At Midwest Studies Group (MSG) we get the grand opportunity to work with so many nonprofits all over the country. One question/comment we hear on a consistent basis is . . . how should I use our development director/my development director is not doing what we need them to.

This is a subject we have talked about in the past but one that is so important we feel that it is worth revisiting again. Although we have given a variety of suggestions on how to make that Executive Director/Development Director relationship strong, we want to break things down into three simple steps so you don't set yourself up for a rollercoaster relationship.

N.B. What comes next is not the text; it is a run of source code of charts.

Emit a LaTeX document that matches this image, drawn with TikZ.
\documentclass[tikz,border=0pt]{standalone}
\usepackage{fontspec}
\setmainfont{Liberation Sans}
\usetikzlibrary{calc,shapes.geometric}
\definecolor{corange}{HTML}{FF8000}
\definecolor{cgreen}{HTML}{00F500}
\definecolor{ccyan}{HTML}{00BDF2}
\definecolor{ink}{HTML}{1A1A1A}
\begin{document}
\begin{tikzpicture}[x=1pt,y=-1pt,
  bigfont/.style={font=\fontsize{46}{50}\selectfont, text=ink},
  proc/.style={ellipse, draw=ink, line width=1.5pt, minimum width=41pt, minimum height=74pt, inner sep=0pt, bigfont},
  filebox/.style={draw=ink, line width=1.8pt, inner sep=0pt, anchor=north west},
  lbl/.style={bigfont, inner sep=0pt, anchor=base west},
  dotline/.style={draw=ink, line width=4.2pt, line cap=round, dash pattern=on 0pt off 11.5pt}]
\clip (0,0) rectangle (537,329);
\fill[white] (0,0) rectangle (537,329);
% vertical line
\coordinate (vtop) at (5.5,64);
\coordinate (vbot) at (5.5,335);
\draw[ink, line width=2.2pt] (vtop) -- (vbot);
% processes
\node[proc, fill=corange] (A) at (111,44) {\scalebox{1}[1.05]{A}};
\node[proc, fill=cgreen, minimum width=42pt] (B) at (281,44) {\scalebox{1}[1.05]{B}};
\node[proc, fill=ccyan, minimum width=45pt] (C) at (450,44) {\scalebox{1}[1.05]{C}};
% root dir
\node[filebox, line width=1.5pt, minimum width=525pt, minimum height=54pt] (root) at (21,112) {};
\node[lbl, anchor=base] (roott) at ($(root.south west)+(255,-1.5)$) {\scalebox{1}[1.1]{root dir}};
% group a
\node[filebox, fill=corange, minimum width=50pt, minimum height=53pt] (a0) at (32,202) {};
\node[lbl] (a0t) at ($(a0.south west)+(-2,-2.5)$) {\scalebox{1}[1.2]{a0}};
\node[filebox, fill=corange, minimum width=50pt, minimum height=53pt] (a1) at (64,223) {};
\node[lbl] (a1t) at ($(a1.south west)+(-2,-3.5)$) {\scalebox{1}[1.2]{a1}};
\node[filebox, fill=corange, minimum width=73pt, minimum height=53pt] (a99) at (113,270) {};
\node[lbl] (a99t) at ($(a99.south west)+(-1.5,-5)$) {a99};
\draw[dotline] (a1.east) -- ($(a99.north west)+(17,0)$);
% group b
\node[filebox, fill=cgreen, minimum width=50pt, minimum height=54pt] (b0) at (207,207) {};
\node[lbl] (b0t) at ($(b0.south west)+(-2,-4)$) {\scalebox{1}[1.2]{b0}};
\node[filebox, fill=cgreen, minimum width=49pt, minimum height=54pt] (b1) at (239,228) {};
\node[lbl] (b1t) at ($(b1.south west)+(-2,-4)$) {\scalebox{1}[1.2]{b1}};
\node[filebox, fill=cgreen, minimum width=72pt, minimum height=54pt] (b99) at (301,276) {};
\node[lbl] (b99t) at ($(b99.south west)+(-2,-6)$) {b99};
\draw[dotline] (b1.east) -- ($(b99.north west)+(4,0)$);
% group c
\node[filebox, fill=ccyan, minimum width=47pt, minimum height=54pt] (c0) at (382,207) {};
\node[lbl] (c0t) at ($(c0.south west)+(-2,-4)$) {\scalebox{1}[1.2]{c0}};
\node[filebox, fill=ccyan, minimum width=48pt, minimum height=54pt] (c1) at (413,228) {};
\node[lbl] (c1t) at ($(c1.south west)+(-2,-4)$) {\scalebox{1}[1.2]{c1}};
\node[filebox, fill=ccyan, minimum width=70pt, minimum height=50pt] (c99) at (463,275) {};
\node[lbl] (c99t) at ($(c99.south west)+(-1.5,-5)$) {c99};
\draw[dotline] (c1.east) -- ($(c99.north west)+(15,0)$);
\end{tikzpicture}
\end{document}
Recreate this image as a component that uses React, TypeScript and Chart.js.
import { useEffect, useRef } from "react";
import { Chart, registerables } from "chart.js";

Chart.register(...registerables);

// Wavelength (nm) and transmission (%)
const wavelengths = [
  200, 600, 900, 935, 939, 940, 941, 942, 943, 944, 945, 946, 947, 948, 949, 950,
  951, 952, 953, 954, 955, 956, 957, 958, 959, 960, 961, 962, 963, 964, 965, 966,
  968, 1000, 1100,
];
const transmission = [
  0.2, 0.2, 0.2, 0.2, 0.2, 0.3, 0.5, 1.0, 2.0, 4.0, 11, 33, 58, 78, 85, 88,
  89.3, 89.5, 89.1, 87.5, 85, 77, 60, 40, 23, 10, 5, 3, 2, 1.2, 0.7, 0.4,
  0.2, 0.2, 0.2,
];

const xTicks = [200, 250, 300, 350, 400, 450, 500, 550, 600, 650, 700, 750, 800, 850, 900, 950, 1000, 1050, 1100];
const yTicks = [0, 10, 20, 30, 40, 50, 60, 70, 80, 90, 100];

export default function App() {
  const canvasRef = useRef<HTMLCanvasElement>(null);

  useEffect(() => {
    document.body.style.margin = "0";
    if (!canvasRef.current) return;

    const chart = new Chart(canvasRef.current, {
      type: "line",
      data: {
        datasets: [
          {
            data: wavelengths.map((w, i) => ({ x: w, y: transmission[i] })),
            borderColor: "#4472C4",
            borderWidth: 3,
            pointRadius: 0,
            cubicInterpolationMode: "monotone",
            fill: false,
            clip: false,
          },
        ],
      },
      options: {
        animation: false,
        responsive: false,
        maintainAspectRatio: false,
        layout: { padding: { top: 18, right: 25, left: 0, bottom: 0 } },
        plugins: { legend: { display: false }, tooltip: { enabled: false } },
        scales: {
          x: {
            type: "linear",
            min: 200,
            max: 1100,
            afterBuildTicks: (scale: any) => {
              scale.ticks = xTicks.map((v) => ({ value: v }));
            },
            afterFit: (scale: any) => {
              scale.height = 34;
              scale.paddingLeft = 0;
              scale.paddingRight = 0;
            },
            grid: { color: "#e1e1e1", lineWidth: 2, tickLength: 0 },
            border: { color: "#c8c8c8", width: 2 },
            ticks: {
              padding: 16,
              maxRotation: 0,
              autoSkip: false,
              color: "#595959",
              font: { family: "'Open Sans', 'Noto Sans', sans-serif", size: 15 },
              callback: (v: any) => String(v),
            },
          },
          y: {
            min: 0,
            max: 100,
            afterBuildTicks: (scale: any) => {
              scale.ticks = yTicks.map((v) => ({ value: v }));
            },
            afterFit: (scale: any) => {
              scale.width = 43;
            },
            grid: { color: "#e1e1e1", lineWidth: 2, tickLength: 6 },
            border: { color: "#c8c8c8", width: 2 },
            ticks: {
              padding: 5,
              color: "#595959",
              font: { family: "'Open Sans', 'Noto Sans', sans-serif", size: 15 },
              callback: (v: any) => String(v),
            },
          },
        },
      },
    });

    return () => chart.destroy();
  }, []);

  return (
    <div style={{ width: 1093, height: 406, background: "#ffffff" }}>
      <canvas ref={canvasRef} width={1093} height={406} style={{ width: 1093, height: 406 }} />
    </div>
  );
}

THE EXPECTATIONS - This is the step where most organizations start to ask us for feedback. The two things we ALWAYS want to know is what do you want this person to do and what are you willing to pay. Is this person going to write grants? Visit donors? Keep track of donations and back office type work? Focus on marketing? Most of the time when we talk to organizations, the Executive Director wants the person who can do all of that work. LITERALLY . . . possessing ALL of those skills. Toss in the fact that the average Development Director makes $40k - $50k and are those expectations fair? This is what we would suggest. Think about you and your other key staff members and see what's missing and/or what you need help with. If you need someone who is better at writing grants, then focus on that. If you need someone who is experienced at meeting donors, then focus on that. Write a job description that is fair and matches the salary you are willing to pay.

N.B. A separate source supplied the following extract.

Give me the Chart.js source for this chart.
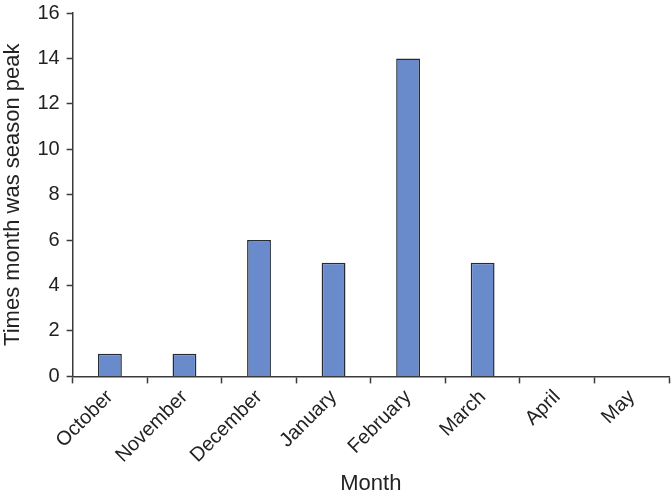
<!DOCTYPE html>
<html>
<head>
<meta charset="utf-8">
<script src="https://cdn.jsdelivr.net/npm/chart.js@4/dist/chart.umd.min.js"></script>
<style>
  html, body { margin: 0; padding: 0; background: #fff; }
  #wrap { width: 672px; height: 497px; }
</style>
</head>
<body>
<div id="wrap"><canvas id="grafico"></canvas></div>
<script>
// Months and how many times each was the season peak
const meses = ["October", "November", "December", "January", "February", "March", "April", "May"];
const picos = [1, 1, 6, 5, 14, 5, 0, 0];
const yTicks = [0, 2, 4, 6, 8, 10, 12, 14, 16];

const ctx = document.getElementById("grafico").getContext("2d");
const ejeColor = '#3a3a3a';

new Chart(ctx, {
  type: 'bar',
  data: {
    labels: meses,
    datasets: [{
      label: 'Times month was season peak',
      data: picos,
      backgroundColor: '#6a8bcb',
      borderColor: '#262b36',
      borderWidth: 1.5,
      barPercentage: 0.32,
      categoryPercentage: 1
    }]
  },
  options: {
    responsive: true,
    maintainAspectRatio: false,
    animation: false,
    layout: { padding: { top: 0, right: 3, bottom: 0, left: 0 } },
    plugins: {
      legend: { display: false },
      tooltip: { enabled: false }
    },
    scales: {
      x: {
        grid: {
          offset: true,
          drawOnChartArea: false,
          drawTicks: true,
          tickLength: 7,
          tickColor: ejeColor,
          tickWidth: 1.5
        },
        border: { color: ejeColor, width: 1.5 },
        ticks: {
          color: '#222',
          font: { family: 'Liberation Sans, Arial', size: 20 },
          minRotation: 45,
          maxRotation: 45,
          padding: 2
        },
        title: {
          display: true,
          text: 'Month',
          color: '#222',
          font: { family: 'Liberation Sans, Arial', size: 22 },
          padding: { top: 1, bottom: 0 }
        }
      },
      y: {
        min: 0,
        max: 16,
        afterBuildTicks: (axis) => { axis.ticks = yTicks.map(v => ({ value: v })); },
        grid: {
          drawOnChartArea: false,
          drawTicks: true,
          tickLength: 6,
          tickColor: ejeColor,
          tickWidth: 1.5
        },
        border: { color: ejeColor, width: 1.5 },
        ticks: {
          color: '#222',
          font: { family: 'Liberation Sans, Arial', size: 20, lineHeight: 0.6 },
          padding: 7
        },
        title: {
          display: true,
          text: 'Times month was season peak',
          color: '#222',
          font: { family: 'Liberation Sans, Arial', size: 22 },
          padding: { top: 0, bottom: 4 }
        }
      }
    }
  }
});
</script>
</body>
</html>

THE HIRING - This is the next area where organizations make their next big mistake. They hire the wrong type of person. First it comes down to checking their background and successes and not just taking people at their word during an interview.

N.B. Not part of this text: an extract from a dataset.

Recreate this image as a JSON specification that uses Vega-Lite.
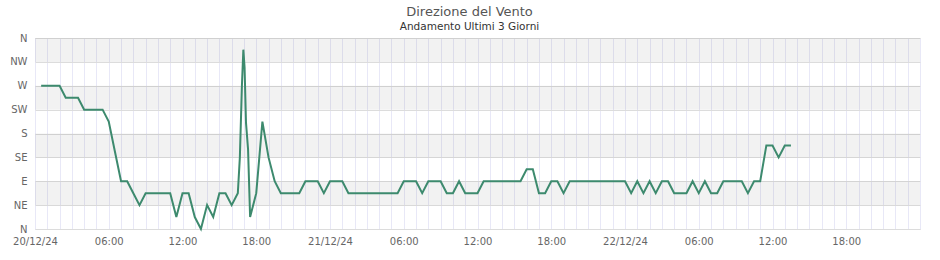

It also comes down to personality as well People who talk to donors often have different personalities than those who are good at grant writing and stat keeping. Those who create marketing materials sometimes have a different personality than those who like to cold call. Plus, let's not forget to share with them your goals and expectations before they take the job. Of course we are not suggesting you should pigeon hole people into certain categories. What we are suggesting is that you should resist saying to yourself . . . we can train/change that person, if you don't REALLY have the time to train that person in something they are new or uncomfortable with.

Too many times we hear about Executive Directors saying all the right things at the start, only to lost patience after JUST a month or two because their new hire "is not bringing money in".

THE CONVERSATIONS - Whether you are hiring someone new or if you already have someone as your development position, it is important that you have check-in meetings with that person to make sure you are on the same page. What trainings are needed, what deadlines are coming up, what mentoring could be done, are goals realistic, what could the Executive Director do to help better prepare the Development Director, what expectations are not being met that need focus on . . . there is plenty to talk about. For some it means meeting together monthly, others weekly, and some even check in at the start of each day. Do whatever works best for you. Making sure you are rowing towards the same goal will make an impact in your team success as well as your relationship building.

To close, it's a reality that no matter what you do, there is never a guarantee that the Executive Director/Development Director relationship will work out. However, doing these suggestions will help increase the chances and helps to ensure that the Executive Director is doing all they can to help put their staff in a winning position.